My own first introduction to Palmer’s premise was in a weekend workshop called “Actualizations” which I took in college at my father’s urging. The workshop effectively created an instant, safe, and supportive community of people who could discover and take control of basic assumptions that had shaped their lives (especially in a negative way) without their conscious assent. I had two such assumptions which it took more than 20 additional years to test and discard: that emotions should (and could) be replaced with objective, logical thought; and, related to the first, that there is an objective way to decide the right thing to do without invoking values.

Taking the inner journey of discovery can be both profoundly rewarding and disturbing, but it is absolutely necessary to uncover the biases that underlie our world views. After starting the journey (which ever ends), it becomes easy to spot others who are suffering from the near-blindness of self-delusion, the most obvious sign being open and unacknowledged hypocrisy. Helping them see -- exposing the “blind spots” I’ve discussed elsewhere -- becomes a natural part of our relationship with them, which, as Palmer warns, must be done respectfully (if not always easily).

The objective of Palmer’s book is to encourage people to be true to who they are in the kind of work that they do; otherwise, they do more harm than good in the long run, to both themselves and to others. One of the greatest tragedies of our economic system, amplified as it now sinks toward depression, is that survival forces people to work wherever they can, accommodating an obsolete and inaccurate factory model that treats people as objects that can be standardized and interchanged to meet the wants, if not the needs, of another set of objects: customers. People as individuals, or members of a larger community that have more value than the things they can produce and consume, have no place in this system that almost by design must eventually self-destruct, along with those who depend on it. This last point emerges from “The Economics of Happiness: Building Genuine Wealth” by economist Mark Anielski, which shows a decline in well-being indicators over more than 30 years even as the primary measure of economic progress, the Gross Domestic Product (GDP), has skyrocketed. We are essentially paying for the destruction of the commons -- human, environmental, and built -- that civilization depends on, and it can’t continue that much longer.

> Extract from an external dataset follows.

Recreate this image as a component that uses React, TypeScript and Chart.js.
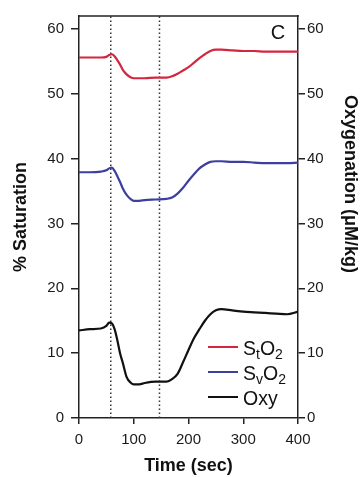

To me, the inner journey is intimately connected to the external one. If we are open and honest with ourselves, we will come to know and accept who we are and what we have done. We will be able to choose what comes next, based on a knowledge of what we can and can’t do, what we can get excited about and what we can never sustain enough interest or effort to do well. Recognizing that we require community to augment our awareness and abilities, we will seek out others with similar values and strive together to live according to those values. I hope that to the extent we are part of a world community, one of those values will be the long-term surviving and thriving of the human species; if so, then we will act with mutual support and respect, preserving that which we all depend on, and exchanging that which we can mutually afford without sacrificing the future or our value as human beings.